--- start Rows ---

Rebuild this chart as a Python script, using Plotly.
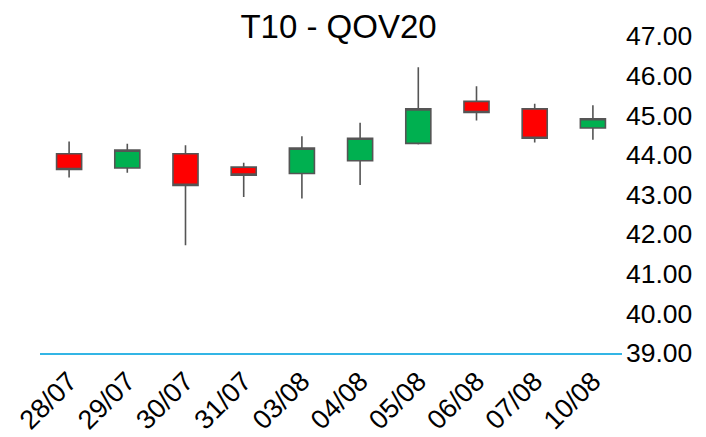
import plotly.graph_objects as go

dates = ["28/07", "29/07", "30/07", "31/07", "03/08", "04/08", "05/08", "06/08", "07/08", "10/08"]
open_ = [44.03, 43.67, 44.03, 43.69, 43.53, 43.85, 44.29, 45.35, 45.16, 44.68]
high = [44.34, 44.28, 44.24, 43.80, 44.47, 44.81, 46.21, 45.73, 45.29, 45.25]
low = [43.43, 43.55, 41.72, 42.94, 42.90, 43.24, 44.26, 44.87, 44.31, 44.38]
close = [43.63, 44.12, 43.23, 43.49, 44.17, 44.42, 45.16, 45.07, 44.42, 44.91]
y_ticks = [39, 40, 41, 42, 43, 44, 45, 46, 47]

fig = go.Figure(go.Candlestick(
    x=dates, open=open_, high=high, low=low, close=close,
    increasing=dict(fillcolor="#00B050", line=dict(color="#555555", width=1.6)),
    decreasing=dict(fillcolor="#FF0000", line=dict(color="#555555", width=1.6)),
    whiskerwidth=0,
))

fig.update_layout(
    width=706, height=437,
    margin=dict(l=32, r=92, t=28, b=92, autoexpand=False),
    paper_bgcolor="white", plot_bgcolor="white",
    font=dict(family="Liberation Sans, Arial, sans-serif", color="black"),
    title=dict(text="T10 - QOV20", x=330.5 / 706, xanchor="center",
               y=1 - 18 / 437, yanchor="middle",
               font=dict(size=33, color="black")),
    showlegend=False,
    boxgap=0.385,
    xaxis=dict(type="category", rangeslider=dict(visible=False), showgrid=False,
               showline=True, linecolor="#33B5E5", linewidth=1.5,
               tickangle=-45, tickfont=dict(size=27), ticks="", zeroline=False,
               automargin=False),
    yaxis=dict(side="right", range=[39, 47], tickvals=y_ticks, tickformat=".2f",
               showgrid=False, zeroline=False, showline=False, ticks="",
               tickfont=dict(size=26.5), ticklabelstandoff=3, automargin=False),
)

fig.write_html("out.html")
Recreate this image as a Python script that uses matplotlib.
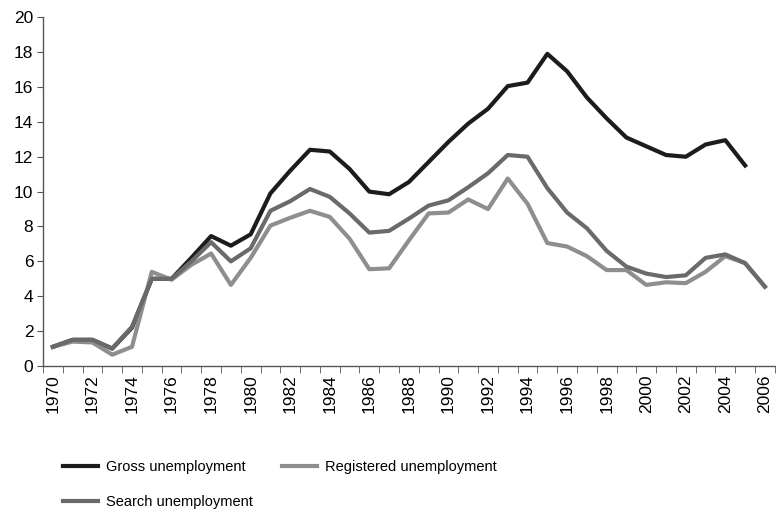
import numpy as np
import matplotlib.pyplot as plt

plt.rcParams['font.family'] = ['Liberation Sans', 'DejaVu Sans']

years = list(range(1970, 2007))

# gross series stops in 2005
gross = [1.1, 1.5, 1.5, 1.0, 2.2, 5.0, 5.0, 6.2, 7.45, 6.9, 7.55, 9.9, 11.2, 12.4,
         12.3, 11.3, 10.0, 9.85, 10.55, 11.7, 12.85, 13.9, 14.75, 16.05, 16.25,
         17.9, 16.9, 15.4, 14.2, 13.1, 12.6, 12.1, 12.0, 12.7, 12.95, 11.5]
search = [1.1, 1.5, 1.5, 1.0, 2.25, 5.0, 5.0, 6.0, 7.1, 6.0, 6.75, 8.9, 9.45, 10.15,
          9.7, 8.75, 7.65, 7.75, 8.45, 9.2, 9.5, 10.25, 11.05, 12.1, 12.0,
          10.2, 8.8, 7.9, 6.6, 5.7, 5.3, 5.1, 5.2, 6.2, 6.4, 5.9, 4.55]
registered = [1.1, 1.4, 1.35, 0.65, 1.1, 5.4, 4.95, 5.8, 6.45, 4.65, 6.2, 8.05, 8.5,
              8.9, 8.55, 7.3, 5.55, 5.6, 7.2, 8.75, 8.8, 9.55, 9.0, 10.75, 9.3,
              7.05, 6.85, 6.3, 5.5, 5.5, 4.65, 4.8, 4.75, 5.4, 6.3, 5.9, 4.55]

fig = plt.figure(figsize=(7.76, 5.19), dpi=100)
ax = fig.add_axes([0.0554, 0.2948, 0.943, 0.672])

x = np.arange(len(years))
l1, = ax.plot(x[:len(gross)], gross, color='#1c1c1c', lw=3, label='Gross unemployment')
l3, = ax.plot(x, registered, color='#8e8e8e', lw=3, label='Registered unemployment')
l2, = ax.plot(x, search, color='#6a6a6a', lw=3, label='Search unemployment')

ax.set_xlim(-0.5, len(years) - 0.5)
ax.set_ylim(0, 20)
ax.set_yticks(range(0, 21, 2))

# category style axis: labels on years, tick marks between them
ax.set_xticks(x[::2])
ax.set_xticklabels([str(y) for y in years[::2]], rotation=90)
ax.set_xticks(np.arange(-0.5, len(years), 1), minor=True)
ax.tick_params(axis='x', which='major', length=0, pad=6, labelsize=12.5)
ax.tick_params(axis='x', which='minor', length=5, color='#555555')
ax.tick_params(axis='y', length=4, color='#555555', labelsize=12.5, pad=3)

for s in ['top', 'right']:
    ax.spines[s].set_visible(False)
for s in ['left', 'bottom']:
    ax.spines[s].set_color('#555555')
    ax.spines[s].set_linewidth(1)

fig.legend([l1, l2, l3], ['Gross unemployment', 'Search unemployment', 'Registered unemployment'],
           loc='upper left', bbox_to_anchor=(0.081, 0.113), ncol=2, frameon=False,
           fontsize=10.5, handlelength=2.4, handletextpad=0.55, columnspacing=2.0,
           labelspacing=1.4, borderpad=0, borderaxespad=0)

fig.savefig('out.png', dpi=100)
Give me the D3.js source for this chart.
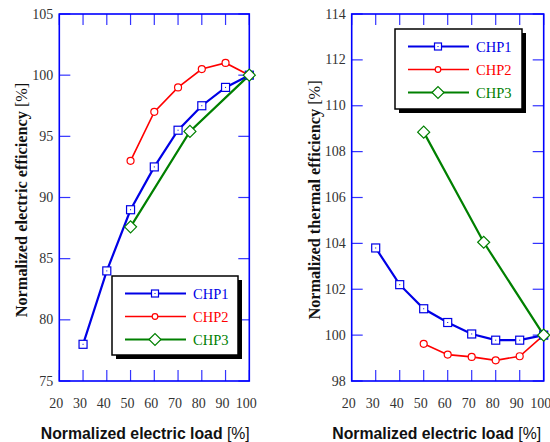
<!DOCTYPE html>
<html><head><meta charset="utf-8">
<script src="https://cdn.jsdelivr.net/npm/d3@7"></script>
<style>body{margin:0;background:#fff}svg{display:block}</style>
</head><body>
<script>
const loadTicks = [20,30,40,50,60,70,80,90,100];
const elecTicks = [75,80,85,90,95,100,105];
const thermTicks = [98,100,102,104,106,108,110,112,114];
const seriesNames = ["CHP1","CHP2","CHP3"];
const chp1Load = [30,40,50,60,70,80,90,100];
const chp2Load = [50,60,70,80,90,100];
const chp3Load = [50,75,100];
const chp1Elec = [78,84,89,92.5,95.5,97.5,99,100];
const chp2Elec = [93,97,99,100.5,101,100];
const chp3Elec = [87.6,95.4,100];
const chp1Therm = [103.8,102.2,101.15,100.55,100.05,99.78,99.78,100];
const chp2Therm = [99.62,99.15,99.05,98.9,99.08,100];
const chp3Therm = [108.85,104.05,100];

const colors = ["#0000e6","#ff0000","#008000"];
const shapes = ["square","circle","diamond"];
const SERIF = "Liberation Serif";
const SANS = "Liberation Sans";
const W = 550, H = 442;
const svg = d3.select("body").append("svg").attr("width",W).attr("height",H);

function marker(g, shape, color, x, y, legend){
  if(shape==="square"){
    const s = legend?3.5:4;
    g.append("rect").attr("x",x-s).attr("y",y-s).attr("width",2*s).attr("height",2*s)
      .attr("fill","#fff").attr("stroke",color).attr("stroke-width",1.2);
    g.append("rect").attr("x",x-0.5).attr("y",y-0.5).attr("width",1).attr("height",1).attr("fill",color);
  } else if(shape==="circle"){
    g.append("circle").attr("cx",x).attr("cy",y).attr("r",legend?2.8:3.5)
      .attr("fill","#fff").attr("stroke",color).attr("stroke-width",1.2);
  } else {
    const s = 6;
    g.append("path").attr("d",`M${x-s},${y}L${x},${y-s}L${x+s},${y}L${x},${y+s}Z`)
      .attr("fill","#fff").attr("stroke",color).attr("stroke-width",1.2);
  }
}

function panel(cfg){
  const x = d3.scaleLinear().domain([20,100]).range([cfg.left,cfg.right]);
  const y = d3.scaleLinear().domain(cfg.ydomain).range([cfg.bottom,cfg.top]);
  const g = svg.append("g");
  const tl = 11;
  const tg = g.append("g").attr("stroke","#3333ff").attr("stroke-width",1.2);
  loadTicks.forEach(t=>{
    tg.append("line").attr("x1",x(t)).attr("x2",x(t)).attr("y1",cfg.bottom).attr("y2",cfg.bottom-tl);
    tg.append("line").attr("x1",x(t)).attr("x2",x(t)).attr("y1",cfg.top).attr("y2",cfg.top+tl);
  });
  cfg.yticks.forEach(t=>{
    tg.append("line").attr("y1",y(t)).attr("y2",y(t)).attr("x1",cfg.left).attr("x2",cfg.left+tl);
    tg.append("line").attr("y1",y(t)).attr("y2",y(t)).attr("x1",cfg.right).attr("x2",cfg.right-tl);
  });
  g.append("rect").attr("x",cfg.left).attr("y",cfg.top).attr("width",cfg.right-cfg.left)
    .attr("height",cfg.bottom-cfg.top).attr("fill","none").attr("stroke","#0000ff").attr("stroke-width",1.6);
  loadTicks.forEach(t=>{
    g.append("text").style("font-family",SERIF).attr("x",x(t)-3).attr("y",cfg.bottom+27).attr("text-anchor","middle")
      .attr("font-size",14).attr("fill","#333").text(t);
  });
  cfg.yticks.forEach(t=>{
    g.append("text").style("font-family",SERIF).attr("x",cfg.left-6).attr("y",y(t)+4.5).attr("text-anchor","end")
      .attr("font-size",14).attr("fill","#333").text(t);
  });
  const xt = g.append("text").style("font-family",SANS).attr("x",(cfg.left+cfg.right)/2 + cfg.xtdx).attr("y",cfg.bottom+58)
    .attr("text-anchor","middle").attr("font-size",15.8).attr("fill","#111");
  xt.append("tspan").attr("font-weight","bold").text("Normalized electric load ");
  xt.append("tspan").text("[%]");
  const yt = g.append("text").style("font-family",SERIF).attr("transform",`translate(${cfg.ytx},200) rotate(-90)`)
    .attr("text-anchor","middle").attr("font-size",16.3).attr("fill","#111");
  yt.append("tspan").attr("font-weight","bold").text(cfg.ytitle+" ");
  yt.append("tspan").text("[%]");
  const line = d3.line().x(d=>x(d[0])).y(d=>y(d[1]));
  cfg.series.forEach((s,i)=>{
    const pts = s.load.map((l,j)=>[l,s.val[j]]);
    g.append("path").attr("d",line(pts)).attr("fill","none").attr("stroke",colors[i])
      .attr("stroke-width",i===1?1.6:2.2);
  });
  cfg.series.forEach((s,i)=>{
    s.load.forEach((l,j)=>marker(g,shapes[i],colors[i],x(l),y(s.val[j]),false));
  });
  const L = cfg.legend;
  const lg = g.append("g");
  lg.append("rect").attr("x",L.x+4).attr("y",L.y+4).attr("width",L.w).attr("height",L.h).attr("fill","#000");
  lg.append("rect").attr("x",L.x).attr("y",L.y).attr("width",L.w).attr("height",L.h)
    .attr("fill","#fff").attr("stroke","#000").attr("stroke-width",1.5);
  seriesNames.forEach((n,i)=>{
    const yy = L.y + 17.5 + i*23;
    lg.append("line").attr("x1",L.x+13).attr("x2",L.x+74).attr("y1",yy).attr("y2",yy)
      .attr("stroke",colors[i]).attr("stroke-width",i===1?1.6:2);
    marker(lg,shapes[i],colors[i],L.x+43,yy,true);
    lg.append("text").style("font-family",SERIF).attr("x",L.x+81).attr("y",yy+5)
      .attr("font-size",14.5).attr("fill",colors[i]).text(n);
  });
}

panel({left:59.3,right:249.3,top:14,bottom:381,ydomain:[75,105],yticks:elecTicks,
  ytx:27,xtdx:-9,ytitle:"Normalized electric efficiency",
  series:[{load:chp1Load,val:chp1Elec},{load:chp2Load,val:chp2Elec},{load:chp3Load,val:chp3Elec}],
  legend:{x:112,y:276,w:126,h:79}});
panel({left:351.7,right:543.7,top:14,bottom:381,ydomain:[98,114],yticks:thermTicks,
  ytx:320,xtdx:-11,ytitle:"Normalized thermal efficiency",
  series:[{load:chp1Load,val:chp1Therm},{load:chp2Load,val:chp2Therm},{load:chp3Load,val:chp3Therm}],
  legend:{x:395,y:29,w:127,h:80}});
</script>
</body></html>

--- end Rows ---

Return every line holding the word "script" from the records.

* **The answer**
Rebuild this chart as a Python script, using Plotly.
Recreate this image as a Python script that uses matplotlib.
<script src="https://cdn.jsdelivr.net/npm/d3@7"></script>
<script>
</script>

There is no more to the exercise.